More Control: If you want to have more control over OpenTelemetry abstraction, Splunk can be a better option. Although the OpenTelemetry library is still under development.

✅Whether agent-based or non-agent-based monitoring is a better fit depends on your environment, security requirements, and operational trade-offs.

By contrast, while Splunk can handle traces through external plugins or integrations, it often requires more manual setup and may not offer real-time or tightly integrated tracing experiences out-of-the-box.

Simple Python example of how distributed tracing can be done in DataDog:

from ddtrace import tracer, patch_all

patch_all()

@tracer.wrap()
def say_hello():
    print("Hello from DataDog tracing!")

if __name__ == "__main__":
    say_hello()

Same example with Splunk:

from opentelemetry import trace
from opentelemetry.sdk.trace import TracerProvider
from opentelemetry.sdk.trace.export import BatchSpanProcessor
from opentelemetry.exporter.otlp.proto.http.trace_exporter import OTLPSpanExporter

otlp_exporter = OTLPSpanExporter(endpoint="<https://ingest.us1.signalfx.com/v2/trace>", headers={
    "X-SF-TOKEN": "your-splunk-access-token"
})

trace.set_tracer_provider(TracerProvider())
span_processor = BatchSpanProcessor(otlp_exporter)
trace.get_tracer_provider().add_span_processor(span_processor)

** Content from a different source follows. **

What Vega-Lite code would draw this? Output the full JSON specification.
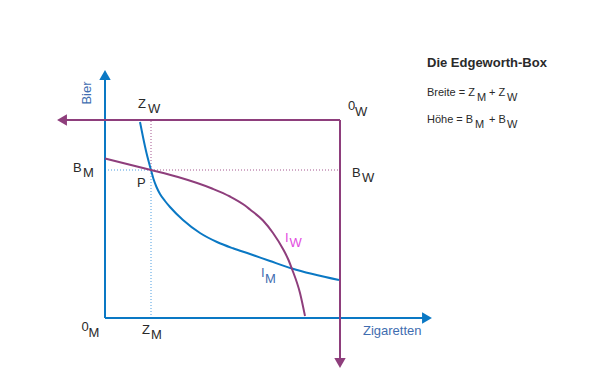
{
  "$schema": "https://vega.github.io/schema/vega-lite/v6.json",
  "width": 600,
  "height": 388,
  "padding": 0,
  "autosize": {"type": "none"},
  "background": "white",
  "config": {"view": {"stroke": null}, "text": {"font": "Liberation Sans"}},
  "datasets": {
    "linien": [
      {"serie": "Hilfslinie M vertikal", "i": 1, "x": 46, "y": 0},
      {"serie": "Hilfslinie M vertikal", "i": 2, "x": 46, "y": 148},
      {"serie": "Hilfslinie M horizontal", "i": 1, "x": 0, "y": 148},
      {"serie": "Hilfslinie M horizontal", "i": 2, "x": 46, "y": 148},
      {"serie": "Hilfslinie W vertikal", "i": 1, "x": 46, "y": 148},
      {"serie": "Hilfslinie W vertikal", "i": 2, "x": 46, "y": 198},
      {"serie": "Hilfslinie W horizontal", "i": 1, "x": 46, "y": 148},
      {"serie": "Hilfslinie W horizontal", "i": 2, "x": 235, "y": 148},
      {"serie": "Achse M Bier", "i": 1, "x": 0, "y": 0},
      {"serie": "Achse M Bier", "i": 2, "x": 0, "y": 239},
      {"serie": "Achse M Zigaretten", "i": 1, "x": 0, "y": 0},
      {"serie": "Achse M Zigaretten", "i": 2, "x": 323, "y": 0},
      {"serie": "Achse W Zigaretten", "i": 1, "x": 235, "y": 198},
      {"serie": "Achse W Zigaretten", "i": 2, "x": -40, "y": 198},
      {"serie": "Achse W Bier", "i": 1, "x": 235, "y": 198},
      {"serie": "Achse W Bier", "i": 2, "x": 235, "y": -42},
      {"serie": "I_M", "i": 1, "x": 35, "y": 196},
      {"serie": "I_M", "i": 2, "x": 38, "y": 181},
      {"serie": "I_M", "i": 3, "x": 41.5, "y": 165},
      {"serie": "I_M", "i": 4, "x": 46, "y": 148},
      {"serie": "I_M", "i": 5, "x": 48.5, "y": 139},
      {"serie": "I_M", "i": 6, "x": 51.5, "y": 131},
      {"serie": "I_M", "i": 7, "x": 55, "y": 124},
      {"serie": "I_M", "i": 8, "x": 60, "y": 117},
      {"serie": "I_M", "i": 9, "x": 65, "y": 111},
      {"serie": "I_M", "i": 10, "x": 78, "y": 98},
      {"serie": "I_M", "i": 11, "x": 95, "y": 85},
      {"serie": "I_M", "i": 12, "x": 112, "y": 76},
      {"serie": "I_M", "i": 13, "x": 128, "y": 69.7},
      {"serie": "I_M", "i": 14, "x": 145, "y": 64},
      {"serie": "I_M", "i": 15, "x": 165, "y": 57},
      {"serie": "I_M", "i": 16, "x": 187, "y": 49.5},
      {"serie": "I_M", "i": 17, "x": 234, "y": 38},
      {"serie": "I_W", "i": 1, "x": 0, "y": 159.5},
      {"serie": "I_W", "i": 2, "x": 23, "y": 153.7},
      {"serie": "I_W", "i": 3, "x": 46, "y": 148},
      {"serie": "I_W", "i": 4, "x": 73, "y": 141},
      {"serie": "I_W", "i": 5, "x": 107, "y": 129.5},
      {"serie": "I_W", "i": 6, "x": 125, "y": 121.5},
      {"serie": "I_W", "i": 7, "x": 140, "y": 112.5},
      {"serie": "I_W", "i": 8, "x": 145, "y": 108.5},
      {"serie": "I_W", "i": 9, "x": 158, "y": 97.5},
      {"serie": "I_W", "i": 10, "x": 168, "y": 85},
      {"serie": "I_W", "i": 11, "x": 178, "y": 69},
      {"serie": "I_W", "i": 12, "x": 183.5, "y": 58},
      {"serie": "I_W", "i": 13, "x": 187, "y": 49},
      {"serie": "I_W", "i": 14, "x": 195, "y": 25},
      {"serie": "I_W", "i": 15, "x": 200, "y": 2}
    ],
    "pfeile": [
      {"achse": "M", "richtung": "oben", "x": 0, "y": 243},
      {"achse": "M", "richtung": "rechts", "x": 322, "y": 0},
      {"achse": "W", "richtung": "links", "x": -43, "y": 198},
      {"achse": "W", "richtung": "unten", "x": 235, "y": -45}
    ],
    "texte": [
      {"gruppe": "schwarz", "text": "Z", "x": 33, "y": 210},
      {"gruppe": "schwarz", "text": "W", "x": 43, "y": 205},
      {"gruppe": "schwarz", "text": "B", "x": -32, "y": 146},
      {"gruppe": "schwarz", "text": "M", "x": -22, "y": 141},
      {"gruppe": "schwarz", "text": "P", "x": 32, "y": 131},
      {"gruppe": "schwarz", "text": "0", "x": 243, "y": 208},
      {"gruppe": "schwarz", "text": "W", "x": 250, "y": 202},
      {"gruppe": "schwarz", "text": "B", "x": 247, "y": 141},
      {"gruppe": "schwarz", "text": "W", "x": 257, "y": 136},
      {"gruppe": "schwarz", "text": "0", "x": -23.5, "y": -13},
      {"gruppe": "schwarz", "text": "M", "x": -16.5, "y": -19},
      {"gruppe": "schwarz", "text": "Z", "x": 37, "y": -16},
      {"gruppe": "schwarz", "text": "M", "x": 46, "y": -21},
      {"gruppe": "formel", "text": "Breite = Z", "x": 322, "y": 222},
      {"gruppe": "formel", "text": "M", "x": 372, "y": 217},
      {"gruppe": "formel", "text": "+ Z", "x": 384, "y": 222},
      {"gruppe": "formel", "text": "W", "x": 402, "y": 217},
      {"gruppe": "formel", "text": "Höhe = B", "x": 322, "y": 195},
      {"gruppe": "formel", "text": "M", "x": 370, "y": 190},
      {"gruppe": "formel", "text": "+ B", "x": 384, "y": 195},
      {"gruppe": "formel", "text": "W", "x": 402, "y": 190},
      {"gruppe": "titel", "text": "Die Edgeworth-Box", "x": 322, "y": 251},
      {"gruppe": "blau", "text": "Zigaretten", "x": 258, "y": -17},
      {"gruppe": "blau", "text": "I", "x": 156, "y": 41},
      {"gruppe": "blau", "text": "M", "x": 160, "y": 35},
      {"gruppe": "magenta", "text": "I", "x": 180, "y": 76},
      {"gruppe": "magenta", "text": "W", "x": 184.5, "y": 71},
      {"gruppe": "vertikal", "text": "Bier", "x": -14.5, "y": 225}
    ]
  },
  "encoding": {
    "x": {"field": "x", "type": "quantitative", "axis": null, "scale": {"domain": [-105, 495], "nice": false, "zero": false}},
    "y": {"field": "y", "type": "quantitative", "axis": null, "scale": {"domain": [-70, 318], "nice": false, "zero": false}}
  },
  "layer": [
    {
      "data": {"name": "linien"},
      "transform": [{"filter": {"field": "serie", "oneOf": ["Hilfslinie M vertikal", "Hilfslinie M horizontal"]}}],
      "mark": {"type": "line", "color": "#4f9ee0", "strokeWidth": 1, "strokeDash": [1, 2]},
      "encoding": {"detail": {"field": "serie"}, "order": {"field": "i"}}
    },
    {
      "data": {"name": "linien"},
      "transform": [{"filter": {"field": "serie", "oneOf": ["Hilfslinie W vertikal", "Hilfslinie W horizontal"]}}],
      "mark": {"type": "line", "color": "#a4568f", "strokeWidth": 1, "strokeDash": [1, 2]},
      "encoding": {"detail": {"field": "serie"}, "order": {"field": "i"}}
    },
    {
      "data": {"name": "linien"},
      "transform": [{"filter": {"field": "serie", "oneOf": ["Achse M Bier", "Achse M Zigaretten"]}}],
      "mark": {"type": "line", "color": "#0a78c4", "strokeWidth": 2},
      "encoding": {"detail": {"field": "serie"}, "order": {"field": "i"}}
    },
    {
      "data": {"name": "linien"},
      "transform": [{"filter": {"field": "serie", "oneOf": ["Achse W Bier", "Achse W Zigaretten"]}}],
      "mark": {"type": "line", "color": "#8e3e7c", "strokeWidth": 2},
      "encoding": {"detail": {"field": "serie"}, "order": {"field": "i"}}
    },
    {
      "data": {"name": "linien"},
      "transform": [{"filter": {"field": "serie", "equal": "I_M"}}],
      "mark": {"type": "line", "color": "#0a78c4", "strokeWidth": 2, "interpolate": "monotone"},
      "encoding": {"order": {"field": "i"}}
    },
    {
      "data": {"name": "linien"},
      "transform": [{"filter": {"field": "serie", "equal": "I_W"}}],
      "mark": {"type": "line", "color": "#8e3e7c", "strokeWidth": 2, "interpolate": "monotone"},
      "encoding": {"order": {"field": "i"}}
    },
    {
      "data": {"name": "pfeile"},
      "transform": [{"filter": {"field": "achse", "equal": "M"}}],
      "mark": {"type": "point", "filled": true, "size": 130, "opacity": 1, "color": "#0a78c4"},
      "encoding": {"shape": {"field": "richtung", "type": "nominal", "legend": null, "scale": {"domain": ["oben", "rechts", "links", "unten"], "range": ["triangle-up", "triangle-right", "triangle-left", "triangle-down"]}}}
    },
    {
      "data": {"name": "pfeile"},
      "transform": [{"filter": {"field": "achse", "equal": "W"}}],
      "mark": {"type": "point", "filled": true, "size": 130, "opacity": 1, "color": "#8e3e7c"},
      "encoding": {"shape": {"field": "richtung", "type": "nominal", "legend": null, "scale": {"domain": ["oben", "rechts", "links", "unten"], "range": ["triangle-up", "triangle-right", "triangle-left", "triangle-down"]}}}
    },
    {
      "data": {"name": "texte"},
      "transform": [{"filter": {"field": "gruppe", "equal": "schwarz"}}],
      "mark": {"type": "text", "fontSize": 13, "color": "#2a2a2a", "align": "left", "baseline": "alphabetic"},
      "encoding": {"text": {"field": "text"}}
    },
    {
      "data": {"name": "texte"},
      "transform": [{"filter": {"field": "gruppe", "equal": "formel"}}],
      "mark": {"type": "text", "fontSize": 11, "color": "#2a2a2a", "align": "left", "baseline": "alphabetic"},
      "encoding": {"text": {"field": "text"}}
    },
    {
      "data": {"name": "texte"},
      "transform": [{"filter": {"field": "gruppe", "equal": "titel"}}],
      "mark": {"type": "text", "fontSize": 13, "fontWeight": "bold", "color": "#2a2a2a", "align": "left", "baseline": "alphabetic"},
      "encoding": {"text": {"field": "text"}}
    },
    {
      "data": {"name": "texte"},
      "transform": [{"filter": {"field": "gruppe", "equal": "blau"}}],
      "mark": {"type": "text", "fontSize": 13, "color": "#3f6db0", "align": "left", "baseline": "alphabetic"},
      "encoding": {"text": {"field": "text"}}
    },
    {
      "data": {"name": "texte"},
      "transform": [{"filter": {"field": "gruppe", "equal": "magenta"}}],
      "mark": {"type": "text", "fontSize": 13, "color": "#e24ce0", "align": "left", "baseline": "alphabetic"},
      "encoding": {"text": {"field": "text"}}
    },
    {
      "data": {"name": "texte"},
      "transform": [{"filter": {"field": "gruppe", "equal": "vertikal"}}],
      "mark": {"type": "text", "fontSize": 13, "color": "#3f6db0", "align": "center", "baseline": "alphabetic", "angle": 270},
      "encoding": {"text": {"field": "text"}}
    }
  ]
}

tracer = trace.get_tracer(__name__)

with tracer.start_as_current_span("splunk-example-span"):
    print("Hello from Splunk tracing!")

Conclusion

Both Datadog and Splunk offer agent-based and agentless options. The choice is less about the tool and more about your monitoring strategy: agent-based for richer, real-time detail, and non-agent for environments where agents aren’t possible.

For distributed tracing, Datadog offers strong out-of-the-box support, while Splunk emphasizes flexibility and standards like OpenTelemetry.